The latest excerpt from the "Design Methods" chapter of my set design book Alice Through the Proscineum.  (Why strain your eyes with this glow-y screen?  Buy a paperback at Lulu.com - it's more profitable, um,  restful!):


Start from Scratch -  Sometimes the problem you’re trying to solve isn’t the real problem.  It often isn’t the right problem.  (More of a concern in other types of design perhaps… I mean, there is going to be a show really, isn’t there?)  Naiveté helps: assume nothing, see clearly.  What is really going on?  As when Hewlett-Packard realized they weren’t really in the business of selling printers; the profits were in selling ink cartridges

Step Back -  Stop.  Look at the wall you are beating your head against.  Can you go round it instead?  Over it?  Under it?  Maybe blow it up?

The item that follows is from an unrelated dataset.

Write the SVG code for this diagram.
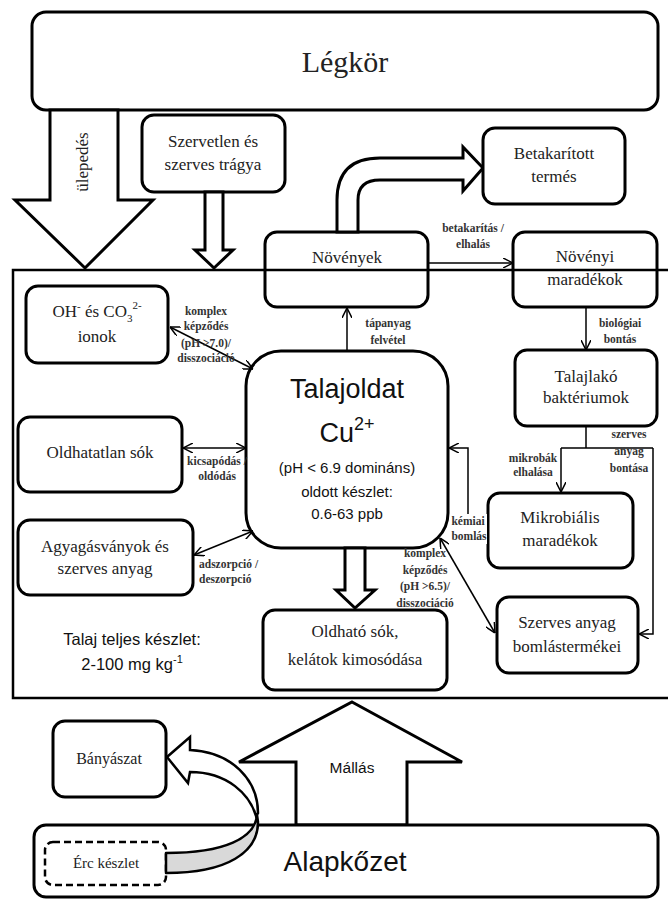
<svg xmlns="http://www.w3.org/2000/svg" width="668" height="899" viewBox="0 0 668 899">
<style>
.box{fill:#fff;stroke:#000;stroke-width:3}
.nb{fill:none;stroke:#000;stroke-width:3}
.big{fill:#fff;stroke:#000;stroke-width:3;stroke-linejoin:miter}
.ln{fill:none;stroke:#000;stroke-width:1.5}
.serif{font-family:"Liberation Serif","Times New Roman",serif;font-size:17px;fill:#222;text-anchor:middle}
.sans{font-family:"Liberation Sans",Arial,sans-serif;fill:#111;text-anchor:middle}
.lbl{font-family:"Liberation Serif","Times New Roman",serif;font-size:11.5px;font-weight:bold;fill:#333;text-anchor:middle}
</style>
<defs>
<marker id="ah" viewBox="0 0 10 10" refX="10" refY="5" markerWidth="10" markerHeight="10" markerUnits="userSpaceOnUse" orient="auto-start-reverse">
<path d="M0,0 L10,5 L0,10" fill="none" stroke="#000" stroke-width="1.5"/>
</marker>
</defs>

<g id="legkor">
<rect class="box" x="32" y="12" width="626" height="98" rx="14"/>
<text class="serif" x="345" y="72" style="font-size:30px">Légkör</text>
</g>

<g id="ulepedes">
<polygon class="big" points="50,110 118,110 118,200 153,200 85,268 15,200 50,200"/>
<text class="serif" transform="translate(88,162) rotate(-90)" style="font-size:17px">ülepedés</text>
</g>

<g id="talaj">
<rect x="13" y="270" width="700" height="428" fill="none" stroke="#000" stroke-width="2.5"/>
<text class="sans" x="132" y="645" style="font-size:16.5px">Talaj teljes készlet:</text>
<text class="sans" x="132" y="670" style="font-size:16.5px">2-100 mg kg<tspan dy="-7" style="font-size:11px">-1</tspan></text>
</g>

<g id="szervetlen">
<rect class="box" x="142" y="115" width="143" height="77" rx="12"/>
<text class="serif" x="213" y="147">Szervetlen és</text>
<text class="serif" x="213" y="170">szerves trágya</text>
<polygon class="big" points="205,192 223,192 223,250 233,250 214,268 195,250 205,250"/>
</g>

<g id="novenyek">
<rect class="nb" x="265" y="232" width="163" height="75" rx="12"/>
<text class="serif" x="347" y="263">Növények</text>
<path class="big" d="M337,232 L337,200 Q337,158 380,158 L463,158 L463,147 L483,168 L463,191 L463,180 L380,180 Q358,180 358,200 L358,232 Z"/>
</g>

<g id="betakaritott">
<rect class="box" x="483" y="128" width="142" height="76" rx="12"/>
<text class="serif" x="554" y="159">Betakarított</text>
<text class="serif" x="554" y="182">termés</text>
</g>

<g id="novenyi-maradekok">
<rect class="nb" x="513" y="232" width="144" height="75" rx="12"/>
<text class="serif" x="585" y="262">Növényi</text>
<text class="serif" x="585" y="285">maradékok</text>
</g>

<g id="oh-ionok">
<rect class="box" x="26" y="286" width="142" height="77" rx="12"/>
<text class="serif" x="97" y="317">OH<tspan dy="-7" style="font-size:11px">-</tspan><tspan dy="7"> és CO</tspan><tspan dy="5" style="font-size:11px">3</tspan><tspan dy="-13" style="font-size:11px">2-</tspan></text>
<text class="serif" x="97" y="342">ionok</text>
</g>

<g id="oldhatatlan">
<rect class="box" x="18" y="417" width="164" height="75" rx="12"/>
<text class="serif" x="100" y="458">Oldhatatlan sók</text>
</g>

<g id="agyag">
<rect class="box" x="18" y="520" width="175" height="75" rx="12"/>
<text class="serif" x="105" y="552">Agyagásványok és</text>
<text class="serif" x="105" y="574">szerves anyag</text>
</g>

<g id="talajoldat">
<rect class="box" x="246" y="351" width="202" height="197" rx="35"/>
<text class="sans" x="347" y="398" style="font-size:27px">Talajoldat</text>
<text class="sans" x="347" y="442" style="font-size:27px">Cu<tspan dy="-12" style="font-size:18px">2+</tspan></text>
<text class="sans" x="347" y="473" style="font-size:15px">(pH &lt; 6.9 domináns)</text>
<text class="sans" x="347" y="497" style="font-size:15px">oldott készlet:</text>
<text class="sans" x="347" y="519" style="font-size:15px">0.6-63 ppb</text>
<polygon class="big" points="345,548 365,548 365,590 375,590 355,608 336,590 345,590"/>
</g>

<g id="oldhato">
<rect class="box" x="263" y="610" width="184" height="80" rx="12"/>
<text class="serif" x="355" y="637">Oldható sók,</text>
<text class="serif" x="355" y="665">kelátok kimosódása</text>
</g>

<g id="talajlako">
<rect class="box" x="515" y="350" width="142" height="76" rx="12"/>
<text class="serif" x="586" y="382">Talajlakó</text>
<text class="serif" x="586" y="403">baktériumok</text>
</g>

<g id="mikrobialis">
<rect class="box" x="488" y="493" width="145" height="75" rx="12"/>
<text class="serif" x="560" y="523">Mikrobiális</text>
<text class="serif" x="560" y="546">maradékok</text>
</g>

<g id="szerves-bomlas">
<rect class="box" x="497" y="597" width="141" height="76" rx="12"/>
<text class="serif" x="567" y="628">Szerves anyag</text>
<text class="serif" x="567" y="652">bomlástermékei</text>
</g>

<g id="connectors">
<line class="ln" x1="170" y1="327" x2="253" y2="369" marker-start="url(#ah)" marker-end="url(#ah)"/>
<line class="ln" x1="347" y1="351" x2="347" y2="308" marker-end="url(#ah)"/>
<line class="ln" x1="183" y1="448" x2="246" y2="448" marker-start="url(#ah)" marker-end="url(#ah)"/>
<line class="ln" x1="194" y1="555" x2="253" y2="531" marker-start="url(#ah)" marker-end="url(#ah)"/>
<line class="ln" x1="428" y1="263" x2="513" y2="263" marker-end="url(#ah)"/>
<line class="ln" x1="586" y1="307" x2="586" y2="350" marker-end="url(#ah)"/>
<path class="ln" d="M586,426 L586,448 M561,448 L653,448"/>
<path class="ln" d="M561,448 L561,492" marker-end="url(#ah)"/>
<path class="ln" d="M653,448 L653,634 L639,634" marker-end="url(#ah)"/>
<path class="ln" d="M488,536 L468,536 L468,448 L449,448" marker-end="url(#ah)"/>
<line class="ln" x1="440" y1="538" x2="495" y2="633" marker-start="url(#ah)" marker-end="url(#ah)"/>

<text class="lbl" x="206" y="315">komplex</text>
<text class="lbl" x="206" y="330">képződés</text>
<text class="lbl" x="206" y="347">(pH &gt;7.0)/</text>
<text class="lbl" x="206" y="362">disszociáció</text>
<text class="lbl" x="388" y="327">tápanyag</text>
<text class="lbl" x="388" y="344">felvétel</text>
<text class="lbl" x="473" y="232">betakarítás /</text>
<text class="lbl" x="473" y="248">elhalás</text>
<text class="lbl" x="620" y="327">biológiai</text>
<text class="lbl" x="620" y="343">bontás</text>
<text class="lbl" x="629" y="438">szerves</text>
<text class="lbl" x="629" y="455">anyag</text>
<text class="lbl" x="629" y="472">bontása</text>
<text class="lbl" x="533" y="462">mikrobák</text>
<text class="lbl" x="533" y="476">elhalása</text>
<rect x="451" y="514" width="36" height="30" fill="#fff"/>
<text class="lbl" x="468" y="525">kémiai</text>
<text class="lbl" x="469" y="540">bomlás</text>
<text class="lbl" x="217" y="465">kicsapódás /</text>
<text class="lbl" x="217" y="480">oldódás</text>
<text class="lbl" x="199" y="568" style="text-anchor:start">adszorpció /</text>
<text class="lbl" x="199" y="583" style="text-anchor:start">deszorpció</text>
<text class="lbl" x="425" y="557">komplex</text>
<text class="lbl" x="425" y="574">képződés</text>
<text class="lbl" x="425" y="590">(pH &gt;6.5)/</text>
<text class="lbl" x="425" y="607">disszociáció</text>
</g>

<g id="mallas">
<polygon class="big" points="352,702 462,762 407,762 407,825 296,825 296,762 239,762"/>
<text class="sans" x="352" y="773" style="font-size:15.5px">Mállás</text>
</g>

<g id="alapkozet">
<rect class="box" x="34" y="825" width="624" height="72" rx="12"/>
<text class="sans" x="345" y="871" style="font-size:28px">Alapkőzet</text>
</g>

<g id="banyaszat">
<rect class="box" x="53" y="721" width="113" height="76" rx="12"/>
<text class="serif" x="109" y="764" style="font-size:16px">Bányászat</text>
</g>

<g id="erc">
<rect x="45" y="842" width="121" height="43" rx="8" fill="#fff" stroke="#000" stroke-width="2.5" stroke-dasharray="7,4"/>
<text class="serif" x="106" y="868" style="font-size:15px">Érc készlet</text>
</g>

<g id="banyaszat-arrow">
<path d="M257,815 C255,838 225,853 166,853 L166,873 C228,873 258,852 258,822 Z" fill="#d9d9d9" stroke="#000" stroke-width="2.5" stroke-linejoin="round"/>
<path d="M190,750 C232,752 258,780 258,813 L256,816 C250,795 228,772 190,772 L188,783 L167,757 L190,737 Z" fill="#fff" stroke="#000" stroke-width="2.5" stroke-linejoin="miter"/>
</g>
</svg>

Sleep on it -  Night can bring counsel.  Now and then, a problem that you fell asleep pondering will be solved by morning.  So take a quiet minute before starting the day to check for new-born ideas.  Dreams sometimes lead to something – though you sound like a dork if you admit it out loud.

Can’t Sleep? -  Fretting over stalled design can keep you awake, so practice putting work aside at bedtime.  A hot bath.  Chamomile tea.  Resist the idea that a true artist must live a bohemian life of too much booze and too little sleep.  Fun, yes, but counter-productive.  Monet advised artists to live like the bourgeoisie, with regular hours and excellent French food.  He 4.17 did okay work, by the way.


4.17 Oops.  It was Flaubert: “Be regular in your daily life like a bourgeois, so that you can be violent and original in your work.”  Virginia Woolf also advised dining well, but mainly stressed having a good income and a room of one’s own.